Friday, April 19, 2019

Chocolate Easter Cookies

I realized at dawn one day this week that this Sunday was Easter Sunday, which made my usual post day Friday Good Friday. My family was never terribly religious, so we didn’t celebrate in a religious way (although I once attended a midnight Easter service in a French cathedral, which was very moving).

Sundays were the days when the grandparents or step-grandparents came to dinner. They were rather stiff and stuffy affairs, and the menu didn’t vary much. Turkey was for Thanksgiving and Christmas; all other Sundays (including Easter) we had a standing rib roast. I have never cooked one of those in my life, mainly because I’ve always liked rare meat, and making one with two ribs was just too much food, and I don’t even know if stores sell a single rib, which was almost guaranteed to be overcooked (and both are expensive!).

But we always had Easter candy. Lots of it. For just my younger sister and me. Usually it was placed in a large papier-mache egg hidden in plain sight, or around the carefully dyed real eggs in our Easter baskets. (I hate to admit how many of all of the above I still have in my attic.) One year my engineer father decided we were going to blow eggs rather than boil them, and he got out his power drill and made the holes at the ends of each egg (my sister and I provided the air for blowing). His technique worked surprisingly well. 

But there is one particular aroma that says Easter to me: the combination of dark chocolate and those wonderful pungent white Easter lilies. My New York grandmother lived near some high-end candy makers and always brought a selection when she visited for Easter. The kind I remember best is little marzipan bunnies (about an inch high) half-dipped in chocolate. As long as you didn’t tell me it was marzipan, which meant nuts, which I hated, I thought they were wonderful.
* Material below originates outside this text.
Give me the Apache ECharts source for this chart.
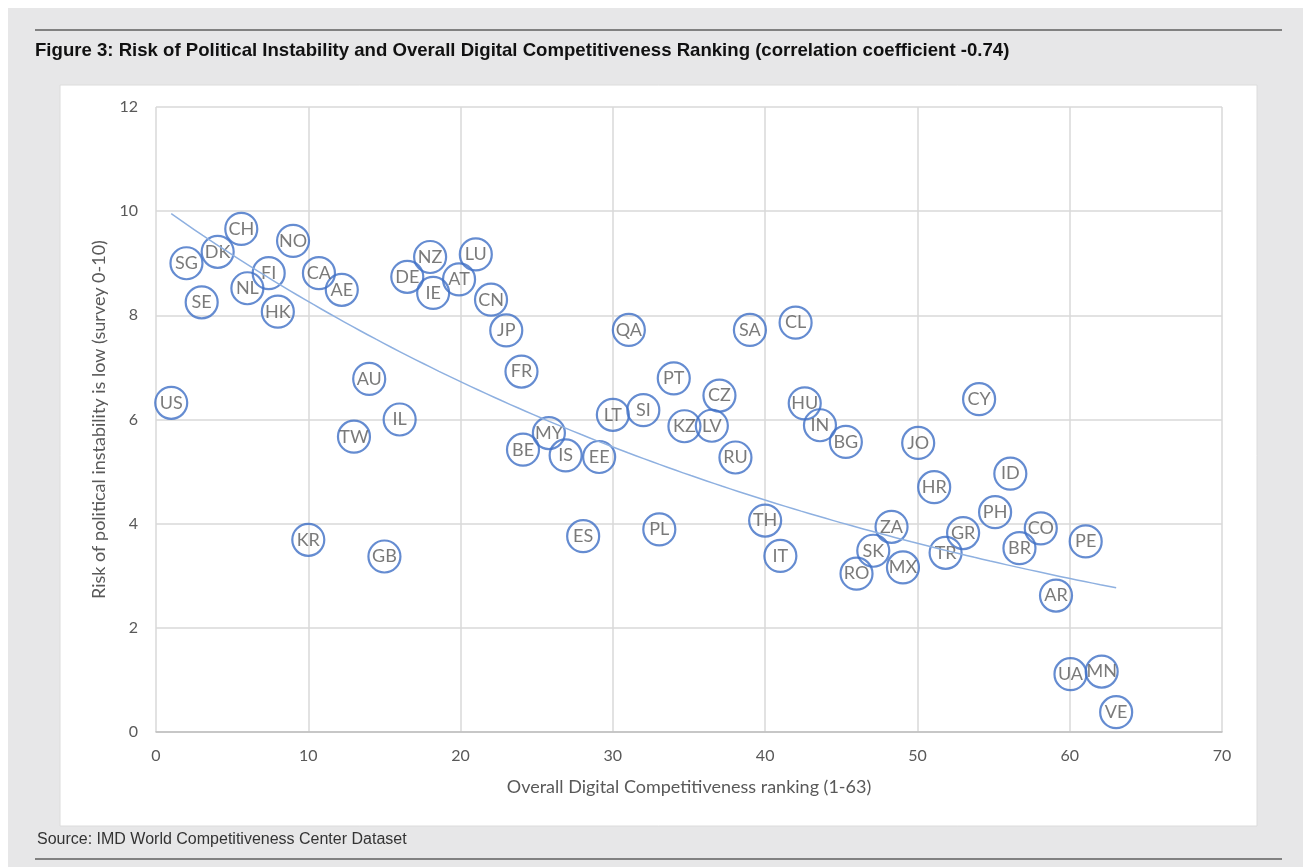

No, I’m not going to paint eggs or try to make exotic candies this year. But I do have an extensive cookie-cutter collection, which just happens to include bunnies and chickies and flowers and such, which will do fine to celebrate spring. And I’m going to make chocolate sugar cookies to celebrate those old memories. The following recipe is a combination of vintage Fanny Farmer and Joy of Cooking recipes—yes, from my mother’s copies.

Chocolate Sugar Cookies


1/2 cup butter at room temperature
1 cup sugar
1 egg (or 2 egg yolks)
1 Tblsp milk or cream
½ tsp vanilla
1/2 tsp salt
1 tsp baking powder
1-1/2 cups flour
1/3 cup dry cocoa or 2 squares melted chocolate


Preheat the oven to 375 degrees. Grease your cookie sheets.

Beat together the soft butter, sugar, egg, milk and vanilla.

Sift together the dry ingredients (including the dry cocoa) and add to the first ingredients. Mix well.

If you are making rolled cookies, add enough flour (about a quarter cup) to make the mixture stiff enough to roll . Chill in the refrigerator for an hour or more. 

My seasonal cookie cutters. You have to look hard at the
round item in the middle: it's a vintage cookie cutter that
lets you cut out a whole batch of different cookies at once.
There are flowers and assorted animals, including a duck.
Roll out the chilled batter (not all at once!) about 1/4-inch thick. Cut with a selection of floured cutters and place on a greased cookie sheet.

Isn't it a great rolling pin? It was a gift.

Bake in the preheated oven for about 8 minutes. Remove from the oven and cool on a rack.

If you’re feeling adventurous, you can brush the cookies with melted butter while warm, of spread with melted semi-sweet chocolate, or add frosting.


  1. Yummy, Sheila! I think I have a bunny cookie cutter, too. I try to make a flourless chocolate cake for Easter when my gluten-free friend comes (including this year), but I might have to whip up some of these, too. Thanks!

  2. Cut out cookies for Easter sound like fun. Why have I only been making cut out cookies only during Christmas season???

  3. Happy spring celebrations to all!

    What a wonderful cookie cutter collection.

    Do I understand you correctly that the circular one cuts all those shapes at once? Very nifty!

    I'm happy to report that your Facebook link is working, finally. Very slowly, but it's working.

    1. I can't resist cookie cutters, and I probably have them for all holidays (I have a great skull and a jack-o-lantern for Halloween). The English ones are wonderful--very well made. And yes, that round one cuts out more shapes than I can count--it's vintage, and I found it at a flea market somewhere.